__What the task requires__. From the listing below, pull out every line where the string "this" appears.

◇ ◇ ◇

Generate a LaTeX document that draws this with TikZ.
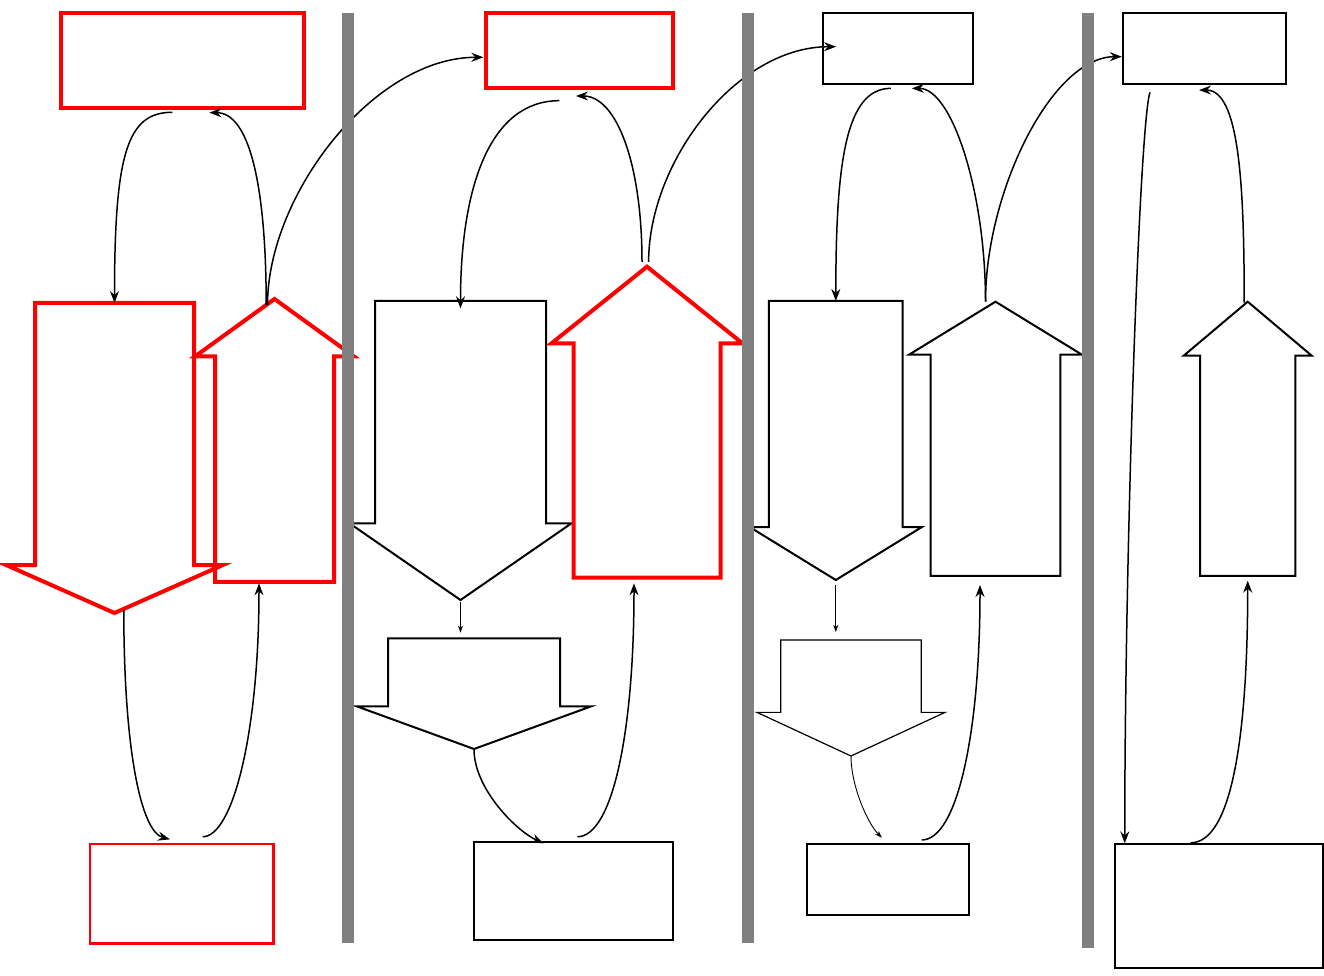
\documentclass[tikz,border=0pt]{standalone}
\usetikzlibrary{shapes.arrows,arrows.meta}

\tikzset{
  box/.style={draw, rectangle, inner sep=0pt, outer sep=0pt, line width=2pt},
  redbox/.style={box, draw=red, line width=4pt},
  fat/.style={single arrow, draw, line width=2pt, inner xsep=0pt, outer sep=0pt},
  redfat/.style={fat, draw=red, line width=4pt},
  dims/.style n args={4}{inner ysep=#1/2, single arrow head extend=(#2-#1)/2, minimum width=#2, minimum height=#3, single arrow tip angle=#4},
  pointdown/.style={rotate=-90, anchor=tail},
  pointup/.style={rotate=90, anchor=tail},
  link/.style={draw, line width=1.5pt, -{Stealth[length=12pt,width=9pt,inset=4pt]}},
  thinlink/.style={draw, line width=0.9pt, -{Stealth[length=7pt,width=5pt,inset=2pt]}},
  lane/.style={draw=gray, line width=11.5pt},
}

\begin{document}
\begin{tikzpicture}[x=1pt,y=1pt]
\useasboundingbox (0,0) rectangle (1324,975);

\node[redbox, minimum width=243.3, minimum height=95] (a1) at (182.7,914.2) {};
\node[redbox, minimum width=187.3, minimum height=74.4] (a2) at (579.7,924.5) {};
\node[box, minimum width=150.3, minimum height=71.3] (a3) at (897.9,926.6) {};
\node[box, minimum width=163.4, minimum height=71.3] (a4) at (1204.5,926.6) {};

\node[box, draw=red, line width=2.5pt, minimum width=183.3, minimum height=99.3] (b1) at (181.7,81.3) {};
\node[box, minimum width=199.3, minimum height=98.3] (b2) at (573.4,83.8) {};
\node[box, minimum width=162.5, minimum height=70.7] (b3) at (887.8,95.7) {};
\node[box, minimum width=207.5, minimum height=124.3] (b4) at (1219.2,68.8) {};

\node[redfat, pointdown, dims={155}{212}{310}{132.2}] (down1) at (114.5,672) {};
\node[redfat, pointup, dims={115}{155}{283}{108.3}] (up1) at (274.5,393) {};
\node[fat, pointdown, dims={169}{220}{299}{110.7}] (down2) at (460.5,674) {};
\node[redfat, pointup, dims={143}{187}{311}{102.5}] (up2) at (647,397.3) {};
\node[fat, pointdown, dims={170}{232.4}{110.7}{140}] (split2) at (474,336.7) {};
\node[fat, pointdown, dims={131.7}{170}{279}{116.8}] (down3) at (835.8,674) {};
\node[fat, pointdown, line width=1.2pt, dims={139.3}{186.7}{116}{130.2}] (split3) at (851,335) {};
\node[fat, pointup, dims={127.6}{170.7}{274.3}{117}] (up3) at (995.5,399) {};
\node[fat, pointup, dims={93.3}{125.7}{274.3}{99.7}] (up4) at (1247.7,399) {};

\path[link] ([xshift=-10.4pt,yshift=-4pt]a1.south) to[out=180,in=90,out distance=45,in distance=150] (down1.tail);
\path[link] ([xshift=-8.3pt,yshift=-6pt]up1.tip) to[out=90,in=0,out distance=120,in distance=40] ([xshift=26.6pt,yshift=-4.4pt]a1.south);
\path[link] ([xshift=-7pt,yshift=-6pt]up1.tip) to[out=90,in=180,out distance=110,in distance=110] ([xshift=-2.7pt,yshift=-6.8pt]a2.west);
\path[link] ([xshift=9.3pt,yshift=3pt]down1.tip) to[out=-90,in=165,out distance=140,in distance=30] ([xshift=-11.7pt,yshift=4.7pt]b1.north);
\path[link] ([xshift=21pt,yshift=7.3pt]b1.north) to[out=0,in=270,out distance=30,in distance=150] ([xshift=-15.5pt,yshift=-1.3pt]up1.tail);

\path[link] ([xshift=-20.4pt,yshift=-13pt]a2.south) to[out=180,in=90,out distance=70,in distance=120] ([yshift=-7.3pt]down2.tail);
\path[link] ([xshift=-5pt,yshift=4.7pt]up2.tip) to[out=90,in=0,out distance=100,in distance=40] ([xshift=-3.7pt,yshift=-8.3pt]a2.south);
\path[link] ([xshift=1.6pt,yshift=4.7pt]up2.tip) to[out=90,in=180,out distance=100,in distance=100] ([xshift=13.3pt,yshift=1.7pt]a3.west);
\path[thinlink, shorten <=2pt, shorten >=5.6pt] (down2.tip) -- (down2.tip |- split2.tail);
\path[link] (split2.tip) to[out=-90,in=155,out distance=40,in distance=30] ([xshift=-30pt,yshift=-1.3pt]b2.north);
\path[link] ([xshift=3.9pt,yshift=5.3pt]b2.north) to[out=0,in=270,out distance=35,in distance=150] ([xshift=-13pt,yshift=-5.6pt]up2.tail);

\path[link] ([xshift=-7pt,yshift=-4.3pt]a3.south) to[out=180,in=90,out distance=45,in distance=140] (down3.tail);
\path[link] ([xshift=-10pt]up3.tip) to[out=90,in=0,out distance=110,in distance=40] ([xshift=14pt,yshift=-4.3pt]a3.south);
\path[link] ([xshift=-10pt]up3.tip) to[out=90,in=180,out distance=110,in distance=70] ([xshift=-1pt,yshift=-8.3pt]a4.west);
\path[thinlink, shorten <=5pt, shorten >=8pt] (down3.tip) -- (down3.tip |- split3.tail);
\path[thinlink] (split3.tip) to[out=-90,in=135,out distance=30,in distance=20] ([xshift=-6pt,yshift=6.3pt]b3.north);
\path[link] ([xshift=34pt,yshift=4pt]b3.north) to[out=0,in=270,out distance=35,in distance=150] ([xshift=-15.5pt,yshift=-9pt]up3.tail);

\path[link] ([xshift=27.2pt,yshift=-8.3pt]a4.south west) to[out=250,in=90,out distance=30,in distance=300] ([xshift=9.3pt,yshift=0.7pt]b4.north west);
\path[link] ([xshift=-28.5pt,yshift=1.3pt]b4.north) to[out=0,in=270,out distance=40,in distance=160] ([yshift=-4.7pt]up4.tail);
\path[link] ([xshift=-3.5pt,yshift=-1pt]up4.tip) to[out=90,in=0,out distance=120,in distance=40] ([xshift=-5.5pt,yshift=-6pt]a4.south);

\draw[lane] (348,961.7) -- (348,31.7);
\draw[lane] (748,961.7) -- (748,31.7);
\draw[lane] (1087.8,962) -- (1087.8,26.7);
\end{tikzpicture}
\end{document}
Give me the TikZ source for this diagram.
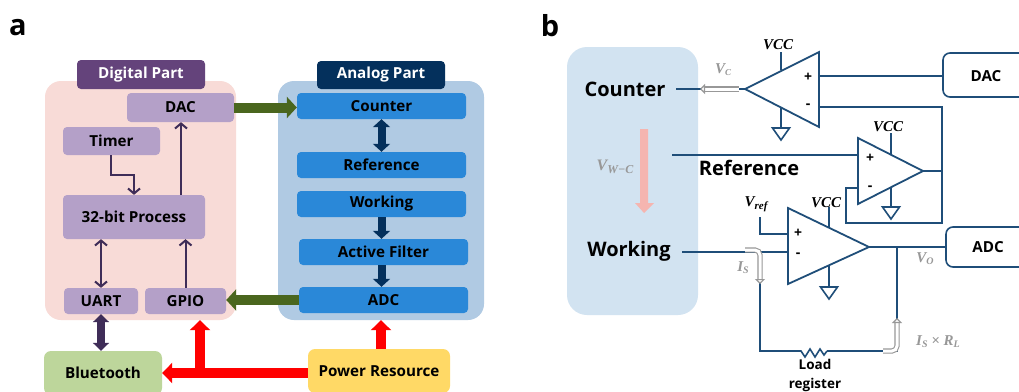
\documentclass[tikz,border=0pt]{standalone}
\usepackage{fontspec}
\setmainfont{Open Sans}
\newfontfamily\labfont{Liberation Serif}
\usetikzlibrary{arrows.meta,calc}
\definecolor{panelD}{HTML}{F8DBD7}
\definecolor{panelA}{HTML}{B0CAE3}
\definecolor{panelB}{HTML}{D2E3F1}
\definecolor{lilac}{HTML}{B4A0C8}
\definecolor{plum}{HTML}{64437B}
\definecolor{darkplum}{HTML}{3F2D58}
\definecolor{azure}{HTML}{2A88D8}
\definecolor{navy}{HTML}{04305C}
\definecolor{moss}{HTML}{4A661E}
\definecolor{sun}{HTML}{FFD966}
\definecolor{leaf}{HTML}{BDD69B}
\definecolor{wire}{HTML}{1F4E79}
\definecolor{pinkarrow}{HTML}{F5B5B0}
\definecolor{lab}{HTML}{989898}
\tikzset{
  box/.style={rounded corners=4pt,inner sep=0pt,font=\fontsize{15.2}{17}\selectfont\bfseries,text=black},
  panel/.style={rounded corners=16pt,inner sep=0pt},
  digi/.style={box,fill=lilac},
  ana/.style={box,fill=azure},
  head/.style={rounded corners=4pt,inner sep=0pt,text=white,font=\fontsize{15.2}{17}\selectfont\bfseries},
  thinarrow/.style={draw=darkplum,line width=2pt,arrows={-Straight Barb[length=5pt,width=12pt,line width=2pt]}},
  thintwo/.style={draw=darkplum,line width=2pt,arrows={Straight Barb[length=5pt,width=12pt,line width=2pt]-Straight Barb[length=5pt,width=12pt,line width=2pt]}},
  greenarrow/.style={draw=moss,line width=10pt,arrows={-Triangle[length=10pt,width=21pt]}},
  redarrow/.style={draw=red,line width=9.5pt,arrows={-Triangle[length=10pt,width=20pt]}},
  navyarrow/.style={draw=navy,line width=8pt,arrows={-Triangle[length=8pt,width=17pt]}},
  navytwo/.style={draw=navy,line width=8pt,arrows={Triangle[length=8pt,width=17pt]-Triangle[length=8pt,width=17pt]}},
  plumtwo/.style={draw=darkplum,line width=8pt,arrows={Triangle[length=8pt,width=16pt]-Triangle[length=8pt,width=16pt]}},
  ln/.style={draw=wire,line width=1.6pt},
  amp/.style={draw=wire,line width=1.8pt,fill=white,line join=miter},
  hollow/.style={draw=lab,line width=1.1pt,double=white,double distance=3pt,rounded corners=3pt,
    arrows={-Triangle[length=5pt,width=10pt,fill=white,line width=1.1pt]}},
  big/.style={inner sep=0pt,font=\fontsize{20}{22}\selectfont\bfseries},
  sign/.style={inner sep=0pt,font=\fontsize{14}{14}\selectfont\bfseries},
  vcc/.style={inner sep=0pt,font=\labfont\fontsize{15}{15}\selectfont\bfseries\itshape},
  glab/.style={inner sep=0pt,text=lab,font=\labfont\fontsize{15}{15}\selectfont\bfseries\itshape},
  outbox/.style={draw=wire,line width=1.6pt,rounded corners=7pt,fill=white,inner sep=0pt},
}
\begin{document}
\begin{tikzpicture}[x=1pt,y=-1pt]
\useasboundingbox (0,0) rectangle (1019,391);
\fill[white] (0,0) rectangle (1019,391);
% panel labels
\node[inner sep=0pt,font=\fontsize{29}{30}\selectfont\bfseries] (la) at (18,28) {a};
\node[inner sep=0pt,font=\fontsize{29}{30}\selectfont\bfseries] (lb) at (550,26) {b};
% --- part a
\node[panel,fill=panelD,minimum width=191pt,minimum height=239pt] (digital) at (140.5,200.5) {};
\node[panel,fill=panelA,minimum width=206pt,minimum height=239pt] (analog) at (381,200.5) {};
\node[head,fill=plum,minimum width=128pt,minimum height=29pt] (dpart) at (141,74.5) {Digital Part};
\node[head,fill=navy,minimum width=128pt,minimum height=28pt] (apart) at (381,75) {Analog Part};
\node[digi,minimum width=107pt,minimum height=29pt] (dac) at (180.5,107.5) {DAC};
\node[digi,minimum width=97pt,minimum height=28pt] (timer) at (111.5,141) {Timer};
\node[digi,minimum width=142pt,minimum height=44pt] (proc) at (134,217) {32-bit Process};
\node[digi,minimum width=74pt,minimum height=26pt] (uart) at (101,301) {UART};
\node[digi,minimum width=81pt,minimum height=26pt] (gpio) at (185.5,301) {GPIO};
\node[box,fill=leaf,rounded corners=7pt,minimum width=118pt,minimum height=44pt] (bt) at (103,373) {Bluetooth};
\node[ana,minimum width=169pt,minimum height=26pt] (counter) at (381.5,106) {Counter};
\node[ana,minimum width=169pt,minimum height=26pt] (reference) at (381.5,165) {Reference};
\node[ana,minimum width=169pt,minimum height=26pt] (working) at (381.5,204) {Working};
\node[ana,minimum width=169pt,minimum height=26pt] (active) at (383.5,252) {Active Filter};
\node[ana,minimum width=169pt,minimum height=26pt] (adc) at (383.5,300) {ADC};
\node[box,fill=sun,rounded corners=7pt,minimum width=142pt,minimum height=44pt] (power) at (379,371) {Power Resource};
\coordinate (redj) at (200,373);
\coordinate (t1) at (111,175);
\coordinate (t2) at (134,175);
\coordinate (pd) at (181,200);
% connectors a
\draw[greenarrow] (dac.east) -- (dac.east -| counter.west);
\draw[greenarrow] (adc.west) -- (adc.west -| gpio.east);
\draw[navytwo] (counter.south) -- (reference.north);
\draw[navyarrow] (working.south) -- (working.south |- active.north);
\draw[navyarrow] (working.south |- active.south) -- (working.south |- adc.north);
\draw[thinarrow] (timer.south -| t1) -- (t1) -- (t2) -- (t2 |- proc.north);
\draw[thinarrow] (pd |- proc.north) -- (pd |- dac.south);
\draw[thinarrow] (gpio.north) -- (gpio.north |- proc.south);
\draw[thintwo] (uart.north) -- (uart.north |- proc.south);
\draw[plumtwo] (uart.south) -- (uart.south |- bt.north);
\draw[redarrow] (power.west |- redj) -- (bt.east |- redj);
\draw[redarrow] (redj) -- (redj |- digital.south);
\draw[redarrow] (analog.south |- power.north) -- (analog.south);
% --- part b
\node[panel,fill=panelB,rounded corners=20pt,minimum width=131pt,minimum height=268pt] (cell) at (632.5,181) {};
\node[big] (cnt) at (625,89.5) {Counter};
\node[big] (wrk) at (629,251) {Working};
\node[big] (ref) at (749,168) {Reference};
\node[glab,font=\labfont\fontsize{16}{16}\selectfont\bfseries\itshape] (vwc) at (615,167) {V\raisebox{-3pt}{\fontsize{12}{12}\selectfont W−C}};
\fill[pinkarrow] (640,129) -- (648,129) -- (648,203) -- (654,203) -- (644,213) -- (635,203) -- (640,203) -- cycle;
\node[outbox,minimum width=100pt,minimum height=44pt] (dacb) at (993,75) {};
\node[outbox,minimum width=100pt,minimum height=40pt] (adcb) at (996,247) {};
\node[inner sep=0pt,font=\fontsize{15.2}{17}\selectfont\bfseries] (dactxt) at (986,76) {DAC};
\node[inner sep=0pt,font=\fontsize{15.2}{17}\selectfont\bfseries] (adctxt) at (988,247) {ADC};
% op-amp anchors
\coordinate (a1) at (745,89); \coordinate (p1) at (819,76); \coordinate (m1) at (819,107);
\coordinate (a2) at (923,171); \coordinate (p2) at (858,155); \coordinate (m2) at (858,188);
\coordinate (a3) at (869,247); \coordinate (p3) at (788,234); \coordinate (m3) at (788,252);
\coordinate (fb1) at (942,107); \coordinate (fb2) at (942,223); \coordinate (fb3) at (846,223); \coordinate (fb4) at (846,188);
\coordinate (vr1) at (760,217); \coordinate (vr2) at (760,234);
\coordinate (cnE) at (676,89); \coordinate (rfE) at (672,155); \coordinate (wkE) at (682,252);
\coordinate (out) at (897,247); \coordinate (rr) at (897,351); \coordinate (rl) at (760,351); \coordinate (rt) at (760,252);
\coordinate (r1) at (797,351); \coordinate (r2) at (827,351);
% wires
\draw[ln] (dacb.west |- p1) -- (p1);
\draw[ln] (m1) -- (fb1) -- (fb2) -- (fb3) -- (fb4) -- (m2);
\draw[ln] (a2) -- (a2 -| fb1);
\draw[ln] (rfE) -- (p2);
\draw[ln] (cnE) -- (a1);
\draw[ln] (wkE) -- (m3);
\draw[ln] (vr1) -- (vr2) -- (p3);
\draw[ln] (a3) -- (a3 -| adcb.west);
\draw[ln] (out) -- (rr) -- (r2);
\draw[ln] (rt) -- (rl) -- (r1);
\draw[ln] (r1) -- ++(4,0) -- ++(4,6) -- ++(5,-8) -- ++(5,8) -- ++(5,-8) -- ++(4,6) -- (r2);
% supply and ground
\foreach \x/\ya/\yb in {781/52/70,891/133/155,829/207/227}{\draw[ln] (\x,\ya) -- (\x,\yb);}
\foreach \x/\ya/\yb in {781/108/128,891/187/207,829/265/287}{
  \draw[ln] (\x,\ya) -- (\x,\yb);
  \draw[ln,line join=miter] (\x-8.5,\yb) -- (\x+8.5,\yb) -- (\x,\yb+12) -- cycle;}
% op-amps
\draw[amp] (a1) -- (819,52) -- (819,127) -- cycle;
\draw[amp] (a2) -- (858,138) -- (858,204) -- cycle;
\draw[amp] (a3) -- (788,208) -- (788,284) -- cycle;
\node[sign] (s1) at (808,77) {+}; \node[sign] (s2) at (808,106) {-};
\node[sign] (s3) at (870,158) {+}; \node[sign] (s4) at (870,188) {-};
\node[sign] (s5) at (798,233) {+}; \node[sign] (s6) at (798,255) {-};
% hollow arrows
\coordinate (h1s) at (739,89); \coordinate (h1e) at (700,89);
\draw[hollow,rounded corners=0pt] (h1s) -- (h1e);
\coordinate (h2s) at (745,250); \coordinate (h2c) at (760,250); \coordinate (h2e) at (760,284);
\draw[hollow,rounded corners=5pt] (h2s) -- (h2c) -- (h2e);
\coordinate (h3s) at (883,351); \coordinate (h3c) at (897,351); \coordinate (h3e) at (897,318);
\draw[hollow,rounded corners=5pt] (h3s) -- (h3c) -- (h3e);
% texts
\node[vcc] (v1) at (778,45) {VCC};
\node[vcc] (v2) at (888,127) {VCC};
\node[vcc] (v3) at (826,203) {VCC};
\node[vcc] (vref) at (756,204) {V\raisebox{-3pt}{\fontsize{11}{11}\selectfont ref}};
\node[glab] (vc) at (723,70) {V\raisebox{-2pt}{\fontsize{9}{9}\selectfont C}};
\node[glab] (is) at (743,268) {I\raisebox{-2pt}{\fontsize{10}{10}\selectfont S}};
\node[glab] (vo) at (925,259) {V\raisebox{-2pt}{\fontsize{10}{10}\selectfont O}};
\node[glab] (isrl) at (938,342) {I\raisebox{-2pt}{\fontsize{10}{10}\selectfont S} × R\raisebox{-2pt}{\fontsize{10}{10}\selectfont L}};
\node[inner sep=0pt,font=\fontsize{13.5}{19}\selectfont\bfseries,align=center] (load) at (815,375) {Load\\register};
\end{tikzpicture}
\end{document}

◇ ◇ ◇

__Correct answer__.
Generate a LaTeX document that draws this with TikZ.
Give me the TikZ source for this diagram.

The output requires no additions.